:: Exercise inputs ::
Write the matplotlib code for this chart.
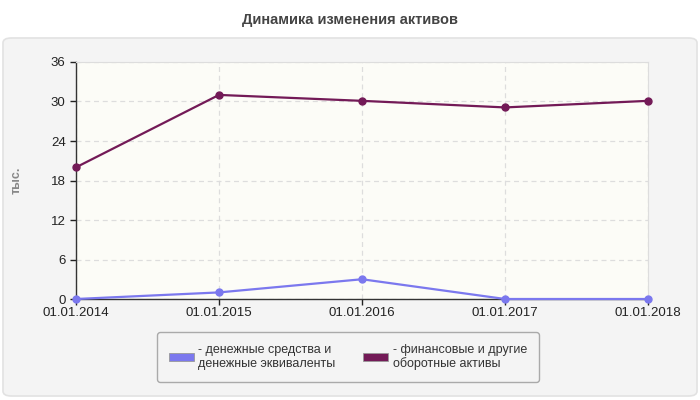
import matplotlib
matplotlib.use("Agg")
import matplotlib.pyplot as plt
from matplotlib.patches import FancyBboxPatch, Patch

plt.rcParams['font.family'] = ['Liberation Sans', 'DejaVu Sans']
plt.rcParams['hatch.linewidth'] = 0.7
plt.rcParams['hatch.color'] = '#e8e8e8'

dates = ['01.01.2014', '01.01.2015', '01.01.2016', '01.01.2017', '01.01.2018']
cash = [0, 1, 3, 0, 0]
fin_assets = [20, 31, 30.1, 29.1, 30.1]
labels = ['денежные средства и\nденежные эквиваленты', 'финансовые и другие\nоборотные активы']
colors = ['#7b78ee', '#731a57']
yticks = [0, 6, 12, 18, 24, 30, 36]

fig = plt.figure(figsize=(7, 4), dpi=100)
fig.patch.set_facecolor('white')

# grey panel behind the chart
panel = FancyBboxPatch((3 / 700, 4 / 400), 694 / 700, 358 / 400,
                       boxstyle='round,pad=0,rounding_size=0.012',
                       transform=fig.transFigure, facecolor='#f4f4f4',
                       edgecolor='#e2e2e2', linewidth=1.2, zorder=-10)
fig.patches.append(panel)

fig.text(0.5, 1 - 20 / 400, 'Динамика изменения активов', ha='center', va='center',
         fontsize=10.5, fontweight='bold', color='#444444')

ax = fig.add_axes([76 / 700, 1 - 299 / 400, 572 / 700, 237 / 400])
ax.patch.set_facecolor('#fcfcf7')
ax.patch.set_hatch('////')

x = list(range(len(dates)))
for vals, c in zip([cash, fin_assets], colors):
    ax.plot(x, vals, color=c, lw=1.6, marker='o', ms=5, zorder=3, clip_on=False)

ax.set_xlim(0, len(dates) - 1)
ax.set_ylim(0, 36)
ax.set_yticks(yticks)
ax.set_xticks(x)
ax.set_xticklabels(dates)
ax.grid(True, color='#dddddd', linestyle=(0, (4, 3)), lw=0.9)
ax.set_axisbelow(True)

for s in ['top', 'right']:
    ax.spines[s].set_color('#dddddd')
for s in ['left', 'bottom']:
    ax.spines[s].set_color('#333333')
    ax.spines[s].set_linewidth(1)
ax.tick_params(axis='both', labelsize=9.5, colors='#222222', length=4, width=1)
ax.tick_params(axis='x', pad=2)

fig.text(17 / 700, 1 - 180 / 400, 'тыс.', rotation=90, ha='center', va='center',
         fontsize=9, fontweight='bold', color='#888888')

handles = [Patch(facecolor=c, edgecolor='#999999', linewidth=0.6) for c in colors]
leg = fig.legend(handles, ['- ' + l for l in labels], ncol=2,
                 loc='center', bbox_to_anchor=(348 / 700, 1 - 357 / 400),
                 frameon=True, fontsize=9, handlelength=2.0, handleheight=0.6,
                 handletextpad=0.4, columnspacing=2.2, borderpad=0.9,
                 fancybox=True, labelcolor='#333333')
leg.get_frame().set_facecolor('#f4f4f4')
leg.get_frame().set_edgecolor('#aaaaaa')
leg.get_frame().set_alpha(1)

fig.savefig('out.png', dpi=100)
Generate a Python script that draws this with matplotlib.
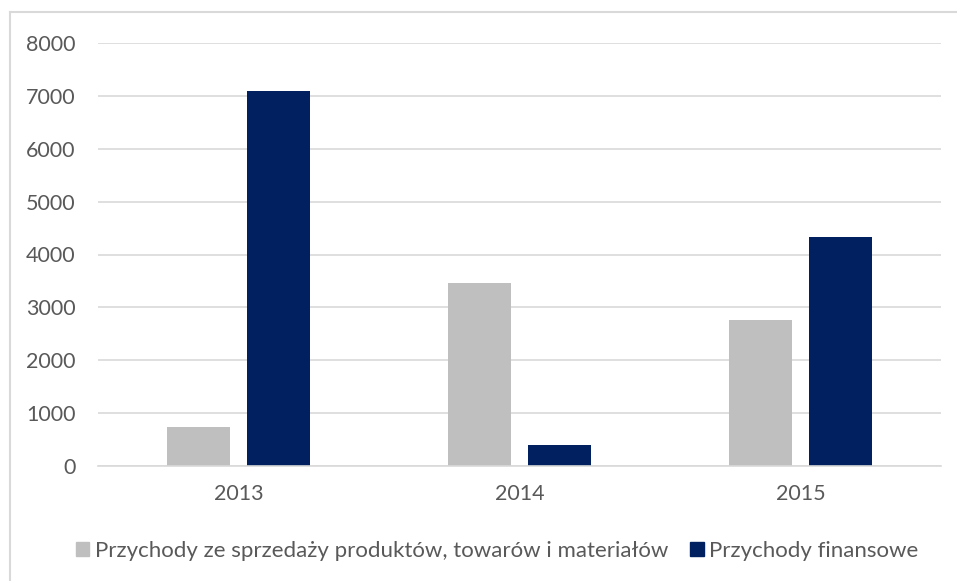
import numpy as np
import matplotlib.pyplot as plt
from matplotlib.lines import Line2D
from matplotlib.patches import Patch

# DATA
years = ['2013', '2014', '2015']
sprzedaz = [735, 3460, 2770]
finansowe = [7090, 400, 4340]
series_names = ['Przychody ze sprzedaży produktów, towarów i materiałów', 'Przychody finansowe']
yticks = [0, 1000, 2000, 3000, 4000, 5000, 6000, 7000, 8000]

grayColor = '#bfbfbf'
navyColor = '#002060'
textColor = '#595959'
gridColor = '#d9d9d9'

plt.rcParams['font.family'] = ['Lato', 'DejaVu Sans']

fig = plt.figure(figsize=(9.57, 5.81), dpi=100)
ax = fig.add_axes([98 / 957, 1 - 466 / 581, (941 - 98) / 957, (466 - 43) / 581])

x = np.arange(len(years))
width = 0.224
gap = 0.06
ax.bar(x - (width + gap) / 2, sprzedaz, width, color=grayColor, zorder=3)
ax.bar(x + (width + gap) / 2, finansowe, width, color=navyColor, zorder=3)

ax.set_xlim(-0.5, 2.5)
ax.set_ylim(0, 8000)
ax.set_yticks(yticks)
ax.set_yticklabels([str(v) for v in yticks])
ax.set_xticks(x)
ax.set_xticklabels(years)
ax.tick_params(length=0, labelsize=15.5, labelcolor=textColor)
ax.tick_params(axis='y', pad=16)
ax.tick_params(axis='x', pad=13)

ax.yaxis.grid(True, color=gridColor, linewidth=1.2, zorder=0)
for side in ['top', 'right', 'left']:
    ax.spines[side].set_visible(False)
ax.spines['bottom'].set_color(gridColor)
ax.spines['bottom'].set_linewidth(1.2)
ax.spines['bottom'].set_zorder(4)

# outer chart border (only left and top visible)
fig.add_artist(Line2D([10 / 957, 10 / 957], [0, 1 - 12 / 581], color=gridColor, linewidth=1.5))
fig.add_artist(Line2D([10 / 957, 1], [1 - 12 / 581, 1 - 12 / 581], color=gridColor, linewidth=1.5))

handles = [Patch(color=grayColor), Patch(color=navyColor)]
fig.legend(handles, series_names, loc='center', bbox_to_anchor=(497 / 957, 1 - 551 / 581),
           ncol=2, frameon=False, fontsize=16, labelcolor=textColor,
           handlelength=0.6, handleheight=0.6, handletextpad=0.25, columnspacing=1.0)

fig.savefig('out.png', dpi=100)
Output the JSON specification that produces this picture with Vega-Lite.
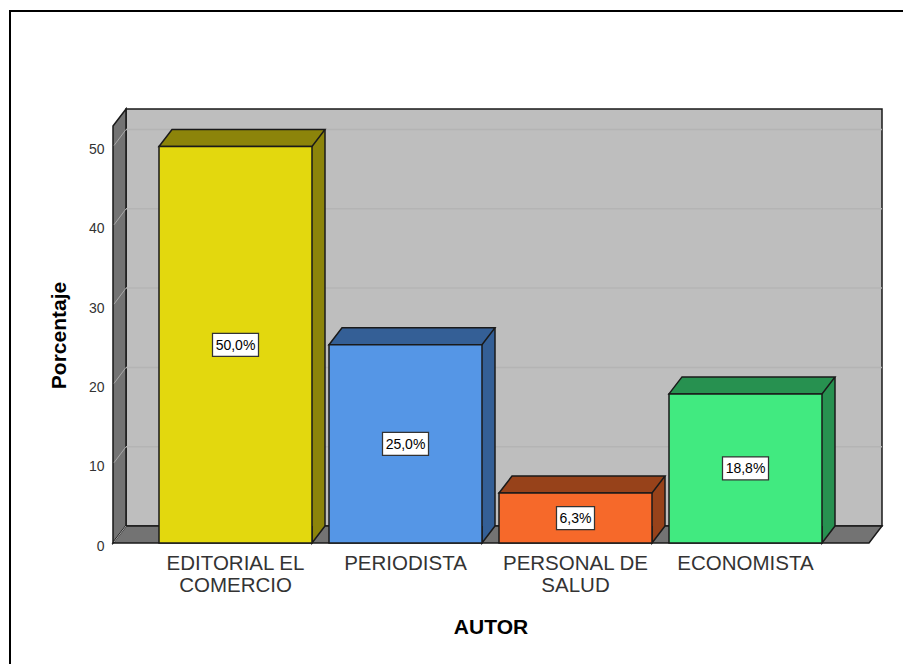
:::
Do this:
Write out again exactly the lines from the start of the data above through the line containing "plt.rcParams['hatch.color'] = '#e8e8e8'", inclusive, excluding any pictures.

Answer to the problem:
Write the matplotlib code for this chart.
import matplotlib
matplotlib.use("Agg")
import matplotlib.pyplot as plt
from matplotlib.patches import FancyBboxPatch, Patch

plt.rcParams['font.family'] = ['Liberation Sans', 'DejaVu Sans']
plt.rcParams['hatch.linewidth'] = 0.7
plt.rcParams['hatch.color'] = '#e8e8e8'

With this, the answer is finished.